I would say the pinnacle of pantry pasta is Cacio e Pepe. You’ve seen a lot of it in the past several years. It’s something that requires planning and technique. It only has a few ingredients, but you need some tech proficiency to get it right. I always love making it, I always have the ingredients on hand and it’s one of the best dishes that I’ve ever have… Just black pepper, pecorino and pasta.
Pomodoro Sauce is definitely one that I’ve been making a lot of lately. I salt my tomatoes in advance when they aren’t in season, and I also use tin tomatoes, so it’s easy to pull together and dishes with tined tuna or sardines.
In addition to the pasta-making events you have had in your home, you also host virtual pasta making classes. What do you enjoy the most about sharing your love of making pasta with others?
The virtual pasta thing is new. It was not something that I always planned to offer. I’m happy it’s happened because I’ve connected with people around the world. You need to learn it (pasta making) once and then practice and refine. I always thought before you had to have a particular kind of flour etc… but this situation (Covid-19) has thrown that out of the window. Maybe it’s not like an in person class, but if it gets people interested I’m all for it. I’ve made so many friends through Instagram DM’s and I love meeting new people and making these connections. To see people empowered and be in the kitchen, to try and fail and try again has been super rewarding.

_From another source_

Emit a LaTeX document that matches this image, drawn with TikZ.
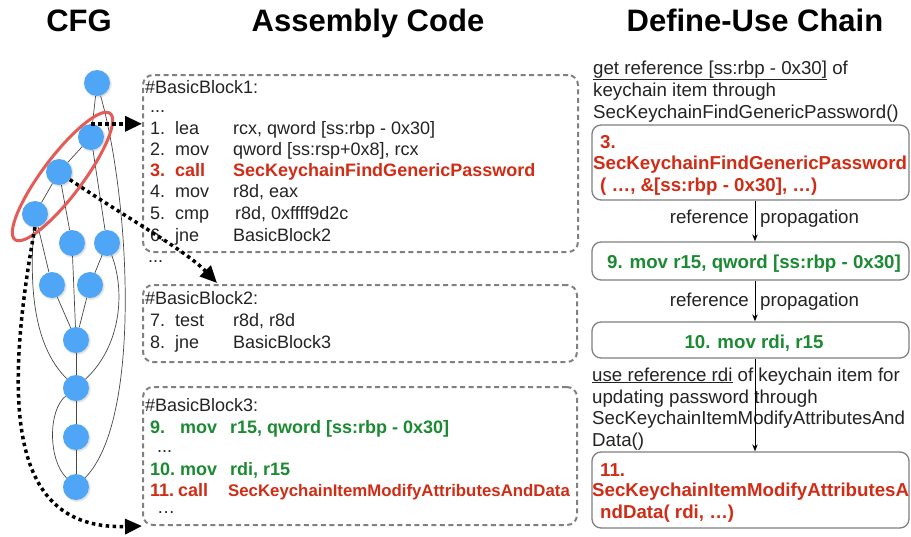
\documentclass[tikz,border=0pt]{standalone}
\usepackage{fontspec}
\setmainfont{Liberation Sans}
\usepackage{graphicx}
\usetikzlibrary{arrows.meta,shadows}
\definecolor{cfgblue}{RGB}{80,166,246}
\definecolor{ellred}{RGB}{228,92,88}
\definecolor{codered}{RGB}{208,44,22}
\definecolor{codegreen}{RGB}{28,138,50}
\definecolor{boxgray}{RGB}{128,128,128}
\definecolor{txtgray}{RGB}{35,35,35}
\newcommand{\asmline}[3]{\makebox[25pt][l]{#1}\makebox[58pt][l]{#2}#3}
\begin{document}
\begin{tikzpicture}[x=1pt,y=-1pt,
  cfgnode/.style={circle,fill=cfgblue,minimum size=26pt,inner sep=0pt,
    circular drop shadow={shadow xshift=0.6pt,shadow yshift=-0.8pt,opacity=0.25}},
  cfgedge/.style={draw=black!72,line width=0.7pt},
  dotarrow/.style={line width=3.5pt,dash pattern=on 3.5pt off 3.5pt,
    -{Triangle[length=17pt,width=15pt]}},
  dbox/.style={draw=boxgray,line width=2pt,dash pattern=on 5pt off 3.5pt,
    rounded corners=10pt,inner sep=0pt},
  rbox/.style={draw=black!50,line width=1.3pt,rounded corners=9pt,inner sep=0pt,
    minimum width=317pt},
  title/.style={anchor=base,inner sep=0pt,font=\fontsize{31}{36}\selectfont\bfseries},
  asm/.style={anchor=base west,inner sep=0pt,text=txtgray,font=\fontsize{18}{21}\selectfont},
  dots/.style={asm,text height=3pt,text depth=0pt},
  asmred/.style={asm,text=codered,font=\fontsize{18}{21}\selectfont\bfseries},
  asmgreen/.style={asm,text=codegreen,font=\fontsize{18}{21}\selectfont\bfseries},
  rtxt/.style={anchor=base west,inner sep=0pt,text=txtgray,font=\fontsize{18.7}{22}\selectfont},
  rred/.style={rtxt,text=codered,font=\fontsize{18.7}{22}\selectfont\bfseries},
  rgreen/.style={anchor=base,inner sep=0pt,text=codegreen,font=\fontsize{18.7}{22}\selectfont\bfseries},
  flowarrow/.style={line width=1pt,-{Stealth[length=7pt,width=5.5pt]}}
]
\useasboundingbox (0,0) rectangle (911,536);

% titles
\node[title] (tcfg) at (79,31) {CFG};
\node[title] (tasm) at (368,31) {Assembly Code};
\node[title] (tduc) at (755,31) {Define-Use Chain};

% CFG nodes
\node[cfgnode] (n1) at (97,83) {};
\node[cfgnode] (n2) at (91,137) {};
\node[cfgnode] (n3) at (59,172) {};
\node[cfgnode] (n4) at (35,214) {};
\node[cfgnode] (n5) at (72,243) {};
\node[cfgnode] (n6) at (107,243) {};
\node[cfgnode] (n7) at (52,285) {};
\node[cfgnode] (n8) at (90,285) {};
\node[cfgnode] (n9) at (76,340) {};
\node[cfgnode] (n10) at (76,388) {};
\node[cfgnode] (n11) at (76,437) {};
\node[cfgnode] (n12) at (76,487) {};

% CFG edges
\draw[cfgedge] (n1) -- (n2);
\draw[cfgedge] (n1) .. controls (130,200) and (142,420) .. (n12);
\draw[cfgedge] (n2) -- (n3);
\draw[cfgedge] (n2) -- (n6);
\draw[cfgedge] (n3) -- (n4);
\draw[cfgedge] (n3) -- (n5);
\draw[cfgedge] (n4) -- (n7);
\draw[cfgedge] (n4) .. controls (28,300) and (38,350) .. (n10);
\draw[cfgedge] (n5) -- (n9);
\draw[cfgedge] (n6) -- (n8);
\draw[cfgedge] (n6) .. controls (125,290) and (122,345) .. (n10);
\draw[cfgedge] (n7) -- (n9);
\draw[cfgedge] (n8) -- (n9);
\draw[cfgedge] (n9) -- (n10);
\draw[cfgedge] (n10) -- (n11);
\draw[cfgedge] (n11) -- (n12);
\draw[cfgedge] (n10) .. controls (48,410) and (48,460) .. (n12);

% red ellipse
\begin{scope}[shift={(62.5,176.5)},rotate=53]
\draw[ellred,line width=3pt] (0,0) ellipse [x radius=79pt, y radius=20pt];
\end{scope}

% assembly boxes
\node[dbox,minimum width=435pt,minimum height=177pt] (b1) at (360.5,163.5) {};
\node[dbox,minimum width=434pt,minimum height=77pt] (b2) at (360,323.5) {};
\node[dbox,minimum width=434pt,minimum height=138pt] (b3) at (360,456) {};

\node[asm] (h1) at (145,93) {\#BasicBlock1:};
\node[dots] (d1) at (150,112) {...};
\node[asm] (l1) at (150,134) {\asmline{1.}{lea}{rcx, qword [ss:rbp - 0x30]}};
\node[asm] (l2) at (150,155) {\asmline{2.}{mov}{qword [ss:rsp+0x8], rcx}};
\node[asmred] (l3) at (150,176) {\asmline{3.}{call}{SecKeychainFindGenericPassword}};
\node[asm] (l4) at (150,197) {\asmline{4.}{mov}{r8d, eax}};
\node[asm] (l5) at (150,219) {\asmline{5.}{cmp}{\hspace{2pt}r8d, 0xffff9d2c}};
\node[asm] (l6) at (150,241) {\asmline{6.}{jne}{BasicBlock2}};
\node[dots] (d2) at (148,262) {...};

\node[asm] (h2) at (145,304) {\#BasicBlock2:};
\node[asm] (l7) at (150,326) {\asmline{7.}{test}{r8d, r8d}};
\node[asm] (l8) at (150,348) {\asmline{8.}{jne}{BasicBlock3}};

\node[asm] (h3) at (145,411) {\#BasicBlock3:};
\node[asmgreen] (l9) at (150,433) {\makebox[30pt][l]{9.}\makebox[50pt][l]{mov}r15, qword [ss:rbp - 0x30]};
\node[dots] (d3) at (157,452) {...};
\node[asmgreen] (l10) at (150,475) {\makebox[30pt][l]{10.}\makebox[50pt][l]{mov}rdi, r15};
\node[asmred] (l11) at (150,496) {\makebox[28pt][l]{11.}\makebox[50pt][l]{call}{\fontsize{16.8}{20}\selectfont SecKeychainItemModifyAttributesAndData}};
\node[dots] (d4) at (157,513) {…};

% dotted arrows
\draw[dotarrow] (n2.north) -- (n2.north -| b1.west);
\coordinate (t2) at (217,283);
\draw[dotarrow] (n3.-35) .. controls (130,220) and (185,250) .. (t2);
\draw[dotarrow] (n4.south) .. controls (0,420) and (15,530) .. (b3.south west);

% define-use chain
\node[rtxt] (r1) at (593,74) {\underline{get reference [ss:rbp - 0x30]} of};
\node[rtxt] (r2) at (593,96) {keychain item through};
\node[rtxt] (r3) at (593,118) {SecKeychainFindGenericPassword()};

\node[rbox,minimum height=75pt] (bA) at (750.5,162.5) {};
\node[rred] (a1) at (600,148) {3.};
\node[rred] (a2) at (593,169) {SecKeychainFindGenericPassword};
\node[rred] (a3) at (600,191) {( …, \&[ss:rbp - 0x30], …)};

\node[rbox,minimum height=38pt] (bB) at (750.5,261) {};
\node[rgreen] (bBt) at (754,268) {9. mov r15, qword [ss:rbp - 0x30]};

\node[rbox,minimum height=36pt] (bC) at (750.5,340) {};
\node[rgreen] (bCt) at (754,348) {10. mov rdi, r15};

\node[rbox,minimum height=76pt] (bD) at (750.5,490) {};
\node[rred] (e1) at (600,476) {11.};
\node[rred] (e2) at (592,496) {SecKeychainItemModifyAttributesA};
\node[rred] (e3) at (600,518) {ndData( rdi, …)};

\node[rtxt,anchor=base east] (p1) at (749,223) {reference};
\node[rtxt] (p2) at (760,223) {propagation};
\node[rtxt,anchor=base east] (p3) at (749,306) {reference};
\node[rtxt] (p4) at (760,306) {propagation};

\node[rtxt] (u1) at (592,381) {\underline{use reference rdi} of keychain item for};
\node[rtxt] (u2) at (592,403) {updating password through};
\node[rtxt] (u3) at (592,424) {SecKeychainItemModifyAttributesAnd};
\node[rtxt] (u4) at (592,446) {Data()};

\draw[flowarrow] ([xshift=4.5pt]bA.south) -- ([xshift=4.5pt]bB.north);
\draw[flowarrow] ([xshift=4.5pt]bB.south) -- ([xshift=4.5pt]bC.north);
\draw[flowarrow] ([xshift=4.5pt]bC.south) -- ([xshift=4.5pt]bD.north);
\end{tikzpicture}
\end{document}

What can attendees expect from the virtual class experience and how long does each class typically last?
I focus on the pasta dough and shaping the pasta, so it’s a little different from the usual class format. We don’t do the sauce together, but I make recommendations beforehand and the recipes are on my website. I say that pasta is a time consuming labor intensive project, so for me the most important building blocks is making the dough (even though the ingredients are simple) if you make great dough you can make anything. Then the arts and crafts elements in the shaping process. If anyone has questions then I answer them, and we usually wrap up in an hour or hour and a half. You can make fresh pasta in that amount of time. So, I’d rather skip making the sauce in order to show you to make the pasta properly.
Once things return to the ‘new normal’ and people start gathering again, you plan to start hosting supper club dinners in your home in Austin later this year. How will the supper club differ from your classes both virtual and otherwise?
The super club was the initial vision. The classes came later. I had hosted a supper club in New York when I was living there, when I was traveling back and forth from Austin. I was working a company called Resident who was working with chefs to help them release their dreams. I was a chef in residence. When I moved to Austin, living previously in NY it took a while to accumulate the furniture etc that we needed to host. The goal is to have those scheduled later this year. It differs because people are there, and they don’t know each other. They meet new people, and so do I. This is going to be casual (pasta, salads, starters) so more of a family dining experience.
What are some of the pasta dishes that you hope to make for the first supper club later this year?
I don’t want to give too much away. Some of them are on my website. The Garlicky Mushroom Corzetti Ravioli would probably be one of them. I also like to start the meal with a traditional pasta dish, so probably a Tortellini with Brown Butter Parmesan and Balsamic. I worked with a family who makes their own balsamic in Italy and I like to bring back that experience and showcase their product because most people haven’t experienced. If I was able to start the supper clubs during tomato season, I would be stoked.